AMY NORDRUM: Yeah. The EPA is doing a bit of a trifecta this year. So there were two previous changes that it’s also proposing to make. So one has to do with freezing the vehicle emission standards that the Obama administration had put into place for tailpipe emissions. And the other one has to do with allowing states to monitor the emissions from coal-fired power plants that Obama had under the Clean Power Plan.

IRA FLATOW: In other types of emissions news, there’s news about e-cigarettes. What’s going on there?

AMY NORDRUM: Yeah, so at their best, e-cigarettes are a product that could help smokers transition to a less harmful way to consume nicotine and maybe ultimately quit. But at their worst, authorities fear that they can also hook people that have never touched a cigarette onto a new habit and onto nicotine for life. So in this change, the FDA is worried about the latter, especially as it applies to minors, so those who are under 18 years of age.

So this week, the FDA sent out more than 1,000 warning letters to retailers that they had caught selling e-cigarettes to minors. And the FDA also told five manufacturers that they needed to submit plans within 60 days for how to keep their products out of the hands of minors. So the FDA is really taking this possibility that teens and minors would get their hands on these products very seriously and starting to crack down on it.

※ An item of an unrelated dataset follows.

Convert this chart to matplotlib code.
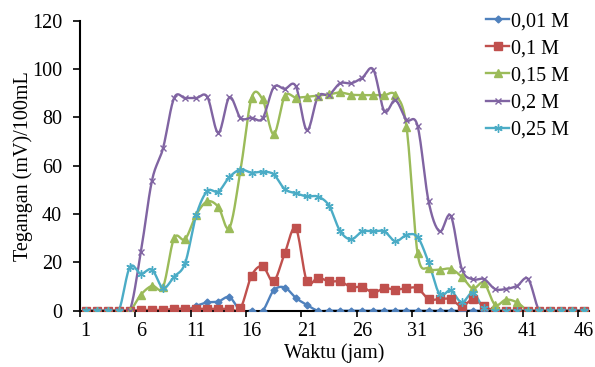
import numpy as np
import matplotlib
matplotlib.use("Agg")
import matplotlib.pyplot as plt
from matplotlib.lines import Line2D

plt.rcParams['font.family'] = ['Liberation Serif', 'DejaVu Serif']

# Time axis (jam)
waktu = list(range(1, 47))

labels = ['0,01 M', '0,1 M', '0,15 M', '0,2 M', '0,25 M']

m001 = [0, 0, 0, 0, 0, 0, 0, 0, 0, 0,
        2.0, 3.4, 3.8, 5.6, 0, 0, 0, 8.4, 9.6, 5.3,
        2.4, 0, 0, 0, 0, 0, 0, 0, 0, 0,
        0, 0, 0, 0, 0, 0, 0, 0, 0, 0,
        0, 0, 0, 0, 0, 0]

m01 = [0, 0, 0, 0, 0, 0.3, 0.3, 0.3, 0.8, 0.8,
       0.8, 0.8, 0.8, 0.8, 1.0, 14.5, 18.4, 12.2, 23.8, 34.1,
       12.1, 13.7, 12.1, 12.1, 9.8, 9.8, 7.5, 9.3, 8.7, 9.3,
       9.3, 4.8, 4.8, 4.8, 1.8, 4.7, 1.8, 0, 0, 0,
       0, 0, 0, 0, 0, 0]

m015 = [0, 0, 0, 0, 0, 6.6, 10.3, 9.8, 30.0, 29.6,
        39.7, 45.2, 42.9, 34.3, 58.0, 88.0, 87.4, 73.0, 88.7, 88.2,
        88.5, 89.0, 89.5, 90.3, 89.4, 89.2, 89.2, 89.2, 89.2, 76.2,
        23.8, 17.5, 17.0, 17.3, 14.0, 9.2, 11.5, 2.5, 4.6, 3.4,
        0, 0, 0, 0, 0, 0]

m02 = [0, 0, 0, 0, 0, 24.3, 53.8, 67.2, 88.0, 88.0,
       88.0, 88.5, 73.6, 88.3, 79.8, 79.8, 79.6, 92.4, 91.8, 92.9,
       74.7, 88.6, 89.3, 94.1, 94.1, 96.4, 99.8, 82.6, 87.1, 79.0,
       76.5, 45.2, 32.8, 39.3, 17.3, 13.0, 13.1, 9.0, 9.0, 10.3,
       13.1, 0, 0, 0, 0, 0]

m025 = [0, 0, 0, 0, 18.0, 15.3, 17.0, 9.4, 14.1, 19.7,
        39.5, 49.5, 49.3, 55.3, 58.4, 57.1, 57.5, 56.4, 50.3, 48.6,
        47.3, 47.2, 43.5, 33.0, 29.5, 32.8, 32.8, 32.8, 28.7, 31.3,
        30.5, 20.0, 6.8, 8.4, 3.4, 7.5, 1.0, 0, 0, 0,
        0, 0, 0, 0, 0, 0]

series = [m001, m01, m015, m02, m025]
colors = ['#4F81BD', '#C0504D', '#9BBB59', '#8064A2', '#4BACC6']
markers = ['D', 's', '^', 'x', (6, 2, 0)]
msizes = [3.5, 5.5, 6, 5, 6]


def smooth(x, y, n=16):
    # Excel-like smoothed line (Catmull-Rom as cubic Bezier)
    x = np.asarray(x, float)
    y = np.asarray(y, float)
    px = np.concatenate([[x[0]], x, [x[-1]]])
    py = np.concatenate([[y[0]], y, [y[-1]]])
    t = np.linspace(0, 1, n)[:, None]
    xs, ys = [], []
    for i in range(1, len(px) - 2):
        p0 = np.array([px[i], py[i]])
        p3 = np.array([px[i + 1], py[i + 1]])
        c1 = p0 + (p3 - np.array([px[i - 1], py[i - 1]])) / 6
        c2 = p3 - (np.array([px[i + 2], py[i + 2]]) - p0) / 6
        b = ((1 - t) ** 3) * p0 + 3 * ((1 - t) ** 2) * t * c1 \
            + 3 * (1 - t) * t ** 2 * c2 + t ** 3 * p3
        xs.append(b[:, 0])
        ys.append(b[:, 1])
    return np.concatenate(xs), np.concatenate(ys)


fig = plt.figure(figsize=(5.95, 3.67), dpi=100)
ax = fig.add_axes([0.1345, 0.1534, 0.8555, 0.7902])

handles = []
for vals, c, m, ms, lab in zip(series, colors, markers, msizes, labels):
    sx, sy = smooth(waktu, vals)
    ax.plot(sx, sy, color=c, lw=1.7, solid_capstyle='round', zorder=2)
    ax.plot(waktu, vals, ls='none', marker=m, ms=ms, color=c,
            mec=c, mew=1.0, zorder=3)
    handles.append(Line2D([], [], color=c, lw=1.7, marker=m, ms=ms,
                          mec=c, mew=1.0))

ax.set_xlim(0.5, 46.5)
ax.set_ylim(0, 120)
ax.set_yticks(range(0, 121, 20))
ax.set_xticks(range(1, 47, 5))
ax.set_xticks(np.arange(0.5, 46, 5), minor=True)
ax.tick_params(axis='x', which='major', length=0, pad=8, labelsize=14.5)
ax.tick_params(axis='x', which='minor', length=4, width=1.2, direction='out')
ax.tick_params(axis='y', length=5, width=1.2, pad=8, labelsize=14.5)

for s in ['top', 'right']:
    ax.spines[s].set_visible(False)
for s in ['left', 'bottom']:
    ax.spines[s].set_linewidth(1.5)

ax.set_xlabel('Waktu (jam)', fontsize=14.5, labelpad=2)
ax.set_ylabel('Tegangan (mV)/100mL', fontsize=14.5, labelpad=-1)

fig.legend(handles, labels, loc='upper left',
           bbox_to_anchor=(486 / 595, 1 - 12 / 367), frameon=False,
           fontsize=14.5, handlelength=1.15, handletextpad=0.1,
           labelspacing=0.4, borderpad=0, borderaxespad=0)

fig.savefig('out.png', dpi=100)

IRA FLATOW: There are lots of teens using these devices, right?

AMY NORDRUM: I was really surprised. The FDA said that last year, 2 million high schoolers and middle schoolers were regular users of e-cigarette products. And they called the numbers an epidemic proportion.

IRA FLATOW: Wow. Let’s move on. You have a story out this week about ancient cave art.

AMY NORDRUM: Right. This week, reported in Nature, archaeologists said they had found the world’s oldest line drawing. So this was discovered in a cave in South Africa that has been excavated continuously for a couple of decades. It’s a series of nine red lines that were drawn with clay crayon on a piece of stone that they believe was used to grind different materials back in the middle Stone Age. This dates back to about 73,000 years ago.

IRA FLATOW: Wow. So does it look like a hashtag? People have been calling it the world’s oldest hashtag.

AMY NORDRUM: Yeah. It’s like that crosshatch design. And curiously, this design, this kind of symbol has been found repeatedly over the course of human history. So it’s not just Twitter these days. There may have been some early significance of a very similar-looking symbol. And it really does kind of look like a red hashtag on the stone.

IRA FLATOW: Or they were playing tic-tac-toe or something like that.

AMY NORDRUM: Yeah, maybe. That may be kind of a game.

IRA FLATOW: Another story about language and thought, bilingualism.

AMY NORDRUM: Yes. NYU researchers have been studying what happens in a bilingual person’s brain when they’re forced to switch from one language to the next. And they’re looking in particular at how much cognitive effort it takes to stop speaking one language and start speaking in a new one.

So in a study of people who speak both English also American Sign Language, they found that there is actually more activity and work involved in the brain at stopping a language. So you can think of it as like putting down that vocabulary and stopping access to those words then to start access in a new one. So it’s actually easier to pick up a new language in these bilingual brains than to put down the one that you’re currently using.

IRA FLATOW: Wow. And did they look into sign language and things like that?

AMY NORDRUM: Yeah. And they also looked at whether it was easier for– especially in the case of people who can both sign and speak English at the same time. They studied whether it was more difficult to do both of those things than just one of them. And they found for native English speakers, it was easier for them to both sign and speak English at once than to just sign.

So there’s also a mechanism involved in actually suppressing your native language and turning that part of your brain off in a sense. And that’s more difficult than just speaking and signing in two different languages at one time.

IRA FLATOW: Very interesting. And finally, there’s the giant pool noodle.

AMY NORDRUM: Yes.

IRA FLATOW: It’s been called.

AMY NORDRUM: Absolutely, and it looks just like one.

IRA FLATOW: Tell us what that is.

AMY NORDRUM: Yeah, it’s floating out there in the Pacific right now. So this is basically kind of a giant pool noodle built for the ocean, and specifically for the Great Pacific Garbage Patch. You may have heard of this. It is a gyrating mass of mostly plastic material that’s out there in the Pacific. 1.8 trillion pieces floating around out there.

And last week, a nonprofit launched a novel effort to try to clean up part of this patch. So they built a giant pool noodle at 600 meters long. It’s floating in a U-shape out there in the Pacific. They’re starting a two-week trial. And then they’ll move it out to the Great Garbage Patch and try to clean some of that up if all goes well in the two-week trial that they’ve just launched.

IRA FLATOW: But not everybody is convinced this is a good thing. How could you be against a giant pool noodle?

AMY NORDRUM: Yeah, it’s a pretty clever idea. But there are critics of this method. So first of all, the technology itself is not proven. And the nonprofit readily admits that. That’s what part of this trial is all about– figuring out if it’ll work as intended. And it may not.

But there are others who say that this is sort of a distraction from the real problem, which is preventing the pollution and the plastic from getting out there in the first place. And it would be much easier to just work on that rather than going out to clean it all up.

IRA FLATOW: Always great stuff, Amy. Thanks for taking time to be with us today.

AMY NORDRUM: Thanks, Ira.

IRA FLATOW: Amy Nordrum, news editor at the IEEE Spectrum in New York.